=== INFORMATION SHOWN ===

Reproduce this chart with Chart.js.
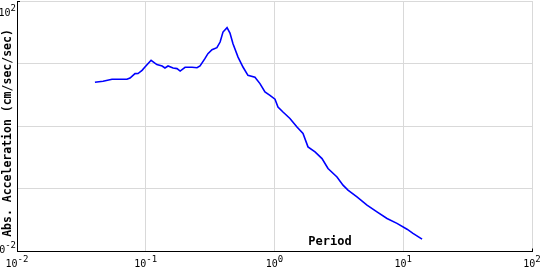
<!DOCTYPE html>
<html>
<head>
<meta charset="utf-8">
<script src="https://cdn.jsdelivr.net/npm/chart.js@4/dist/chart.umd.min.js"></script>
<style>
	body { margin: 0; background: #fff; }
	canvas { display: block; }
</style>
</head>
<body>
<canvas id="spectrumChart" width="540" height="270"></canvas>
<script>
// response spectrum
const periods = [0.0403, 0.0466, 0.0547, 0.0714, 0.0755, 0.0825, 0.0871, 0.0936, 0.0986, 0.110,
	0.122, 0.134, 0.141, 0.149, 0.163, 0.175, 0.185, 0.202, 0.229, 0.250,
	0.264, 0.288, 0.304, 0.327, 0.357, 0.378, 0.398, 0.428, 0.451, 0.476,
	0.521, 0.569, 0.622, 0.705, 0.771, 0.843, 0.922, 1.009, 1.064, 1.164,
	1.318, 1.495, 1.665, 1.820, 2.064, 2.339, 2.604, 3.058, 3.405, 3.72,
	4.37, 5.23, 6.25, 7.48, 8.94, 10.7, 11.9, 14.0];
const accels = [5.03, 5.22, 5.62, 5.62, 5.89, 6.93, 6.95, 7.82, 8.83, 11.3,
	9.64, 9.16, 8.51, 9.16, 8.51, 8.32, 7.62, 8.73, 8.73, 8.6,
	9.16, 12.0, 14.4, 16.7, 18.0, 22.1, 31.9, 37.5, 30.8, 20.8,
	12.7, 8.83, 6.50, 6.05, 4.80, 3.52, 3.12, 2.70, 2.03, 1.69,
	1.33, 0.975, 0.766, 0.468, 0.389, 0.305, 0.2115, 0.155, 0.1146, 0.0953,
	0.0745, 0.0550, 0.0430, 0.0337, 0.0281, 0.0227, 0.0195, 0.0158];

// decade ticks and their exponents
const xTicks = [0.01, 0.1, 1, 10, 100];
const xExps = ["-2", "-1", "0", "1", "2"];
const yTicks = [0.01, 0.1, 1, 10, 100];
const yLabelTicks = [100, 0.01];
const yLabelExps = ["2", "-2"];

const xTitle = "Period";
const yTitle = "Abs. Acceleration (cm/sec/sec)";

const mono = '"DejaVu Sans Mono", "Liberation Mono", monospace';

// draws "10" with a raised exponent, centred or right aligned at x
function drawPower(ctx, exp, x, baseline, align) {
	ctx.font = "10px " + mono;
	const wBase = ctx.measureText("10").width;
	ctx.font = "9px " + mono;
	const wExp = ctx.measureText(exp).width;
	const total = wBase + wExp;
	let left = align === "right" ? x - total : x - total / 2;
	ctx.textAlign = "left";
	ctx.textBaseline = "alphabetic";
	ctx.fillStyle = "#000";
	ctx.font = "10px " + mono;
	ctx.fillText("10", left, baseline);
	ctx.font = "9px " + mono;
	ctx.fillText(exp, left + wBase, baseline - 5);
}

const labelsPlugin = {
	id: "labels",
	afterDraw(chart) {
		const ctx = chart.ctx;
		const xs = chart.scales.x;
		const ys = chart.scales.y;
		const area = chart.chartArea;
		ctx.save();

		// small end ticks
		ctx.strokeStyle = "#000";
		ctx.lineWidth = 1;
		ctx.beginPath();
		ctx.moveTo(area.left, Math.round(area.top) + 0.5);
		ctx.lineTo(area.left + 3, Math.round(area.top) + 0.5);
		ctx.moveTo(Math.round(area.right) + 0.5, area.bottom);
		ctx.lineTo(Math.round(area.right) + 0.5, area.bottom - 3);
		ctx.stroke();

		// x tick labels
		xTicks.forEach((v, i) => {
			drawPower(ctx, xExps[i], xs.getPixelForValue(v), 267, "center");
		});

		// y tick labels, only at the ends
		yLabelTicks.forEach((v, i) => {
			const py = ys.getPixelForValue(v);
			const baseline = i === 0 ? py + 15 : py + 1;
			drawPower(ctx, yLabelExps[i], area.left - 1, baseline, "right");
		});

		// axis titles
		ctx.fillStyle = "#000";
		ctx.font = "bold 12px " + mono;
		ctx.textAlign = "center";
		ctx.textBaseline = "middle";
		ctx.fillText(xTitle, xs.getPixelForValue(2.7), 242);

		ctx.translate(8, 133);
		ctx.rotate(-Math.PI / 2);
		ctx.font = "bold 11.5px " + mono;
		ctx.fillText(yTitle, 0, 0);
		ctx.restore();
	},
};

function decadeTicks(list) {
	return (scale) => {
		scale.ticks = list.map((v) => ({ value: v, major: true }));
	};
}

const ctx = document.getElementById("spectrumChart").getContext("2d");
new Chart(ctx, {
	type: "line",
	data: {
		datasets: [
			{
				data: periods.map((p, i) => ({ x: p, y: accels[i] })),
				borderColor: "#0000ff",
				borderWidth: 1.6,
				pointRadius: 0,
				tension: 0,
				fill: false,
			},
		],
	},
	options: {
		responsive: false,
		animation: false,
		devicePixelRatio: 1,
		layout: { padding: { left: 17, right: 8, top: 1, bottom: 18.5 } },
		plugins: {
			legend: { display: false },
			tooltip: { enabled: false },
		},
		scales: {
			x: {
				type: "logarithmic",
				min: 0.01,
				max: 100,
				afterBuildTicks: decadeTicks(xTicks),
				ticks: { display: false },
				grid: { color: "#d9d9d9", drawTicks: false },
				border: { display: true, color: "#000" },
			},
			y: {
				type: "logarithmic",
				min: 0.01,
				max: 100,
				afterBuildTicks: decadeTicks(yTicks),
				ticks: { display: false },
				grid: { color: "#d9d9d9", drawTicks: false },
				border: { display: true, color: "#000" },
			},
		},
	},
	plugins: [labelsPlugin],
});
</script>
</body>
</html>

===

◆ SET TASK ◆
Reproduce the whole listing exactly, but not the images in it.

◆ EXERCISE OUTPUT ◆
Reproduce this chart with Chart.js.
<!DOCTYPE html>
<html>
<head>
<meta charset="utf-8">
<script src="https://cdn.jsdelivr.net/npm/chart.js@4/dist/chart.umd.min.js"></script>
<style>
	body { margin: 0; background: #fff; }
	canvas { display: block; }
</style>
</head>
<body>
<canvas id="spectrumChart" width="540" height="270"></canvas>
<script>
// response spectrum
const periods = [0.0403, 0.0466, 0.0547, 0.0714, 0.0755, 0.0825, 0.0871, 0.0936, 0.0986, 0.110,
	0.122, 0.134, 0.141, 0.149, 0.163, 0.175, 0.185, 0.202, 0.229, 0.250,
	0.264, 0.288, 0.304, 0.327, 0.357, 0.378, 0.398, 0.428, 0.451, 0.476,
	0.521, 0.569, 0.622, 0.705, 0.771, 0.843, 0.922, 1.009, 1.064, 1.164,
	1.318, 1.495, 1.665, 1.820, 2.064, 2.339, 2.604, 3.058, 3.405, 3.72,
	4.37, 5.23, 6.25, 7.48, 8.94, 10.7, 11.9, 14.0];
const accels = [5.03, 5.22, 5.62, 5.62, 5.89, 6.93, 6.95, 7.82, 8.83, 11.3,
	9.64, 9.16, 8.51, 9.16, 8.51, 8.32, 7.62, 8.73, 8.73, 8.6,
	9.16, 12.0, 14.4, 16.7, 18.0, 22.1, 31.9, 37.5, 30.8, 20.8,
	12.7, 8.83, 6.50, 6.05, 4.80, 3.52, 3.12, 2.70, 2.03, 1.69,
	1.33, 0.975, 0.766, 0.468, 0.389, 0.305, 0.2115, 0.155, 0.1146, 0.0953,
	0.0745, 0.0550, 0.0430, 0.0337, 0.0281, 0.0227, 0.0195, 0.0158];

// decade ticks and their exponents
const xTicks = [0.01, 0.1, 1, 10, 100];
const xExps = ["-2", "-1", "0", "1", "2"];
const yTicks = [0.01, 0.1, 1, 10, 100];
const yLabelTicks = [100, 0.01];
const yLabelExps = ["2", "-2"];

const xTitle = "Period";
const yTitle = "Abs. Acceleration (cm/sec/sec)";

const mono = '"DejaVu Sans Mono", "Liberation Mono", monospace';

// draws "10" with a raised exponent, centred or right aligned at x
function drawPower(ctx, exp, x, baseline, align) {
	ctx.font = "10px " + mono;
	const wBase = ctx.measureText("10").width;
	ctx.font = "9px " + mono;
	const wExp = ctx.measureText(exp).width;
	const total = wBase + wExp;
	let left = align === "right" ? x - total : x - total / 2;
	ctx.textAlign = "left";
	ctx.textBaseline = "alphabetic";
	ctx.fillStyle = "#000";
	ctx.font = "10px " + mono;
	ctx.fillText("10", left, baseline);
	ctx.font = "9px " + mono;
	ctx.fillText(exp, left + wBase, baseline - 5);
}

const labelsPlugin = {
	id: "labels",
	afterDraw(chart) {
		const ctx = chart.ctx;
		const xs = chart.scales.x;
		const ys = chart.scales.y;
		const area = chart.chartArea;
		ctx.save();

		// small end ticks
		ctx.strokeStyle = "#000";
		ctx.lineWidth = 1;
		ctx.beginPath();
		ctx.moveTo(area.left, Math.round(area.top) + 0.5);
		ctx.lineTo(area.left + 3, Math.round(area.top) + 0.5);
		ctx.moveTo(Math.round(area.right) + 0.5, area.bottom);
		ctx.lineTo(Math.round(area.right) + 0.5, area.bottom - 3);
		ctx.stroke();

		// x tick labels
		xTicks.forEach((v, i) => {
			drawPower(ctx, xExps[i], xs.getPixelForValue(v), 267, "center");
		});

		// y tick labels, only at the ends
		yLabelTicks.forEach((v, i) => {
			const py = ys.getPixelForValue(v);
			const baseline = i === 0 ? py + 15 : py + 1;
			drawPower(ctx, yLabelExps[i], area.left - 1, baseline, "right");
		});

		// axis titles
		ctx.fillStyle = "#000";
		ctx.font = "bold 12px " + mono;
		ctx.textAlign = "center";
		ctx.textBaseline = "middle";
		ctx.fillText(xTitle, xs.getPixelForValue(2.7), 242);

		ctx.translate(8, 133);
		ctx.rotate(-Math.PI / 2);
		ctx.font = "bold 11.5px " + mono;
		ctx.fillText(yTitle, 0, 0);
		ctx.restore();
	},
};

function decadeTicks(list) {
	return (scale) => {
		scale.ticks = list.map((v) => ({ value: v, major: true }));
	};
}

const ctx = document.getElementById("spectrumChart").getContext("2d");
new Chart(ctx, {
	type: "line",
	data: {
		datasets: [
			{
				data: periods.map((p, i) => ({ x: p, y: accels[i] })),
				borderColor: "#0000ff",
				borderWidth: 1.6,
				pointRadius: 0,
				tension: 0,
				fill: false,
			},
		],
	},
	options: {
		responsive: false,
		animation: false,
		devicePixelRatio: 1,
		layout: { padding: { left: 17, right: 8, top: 1, bottom: 18.5 } },
		plugins: {
			legend: { display: false },
			tooltip: { enabled: false },
		},
		scales: {
			x: {
				type: "logarithmic",
				min: 0.01,
				max: 100,
				afterBuildTicks: decadeTicks(xTicks),
				ticks: { display: false },
				grid: { color: "#d9d9d9", drawTicks: false },
				border: { display: true, color: "#000" },
			},
			y: {
				type: "logarithmic",
				min: 0.01,
				max: 100,
				afterBuildTicks: decadeTicks(yTicks),
				ticks: { display: false },
				grid: { color: "#d9d9d9", drawTicks: false },
				border: { display: true, color: "#000" },
			},
		},
	},
	plugins: [labelsPlugin],
});
</script>
</body>
</html>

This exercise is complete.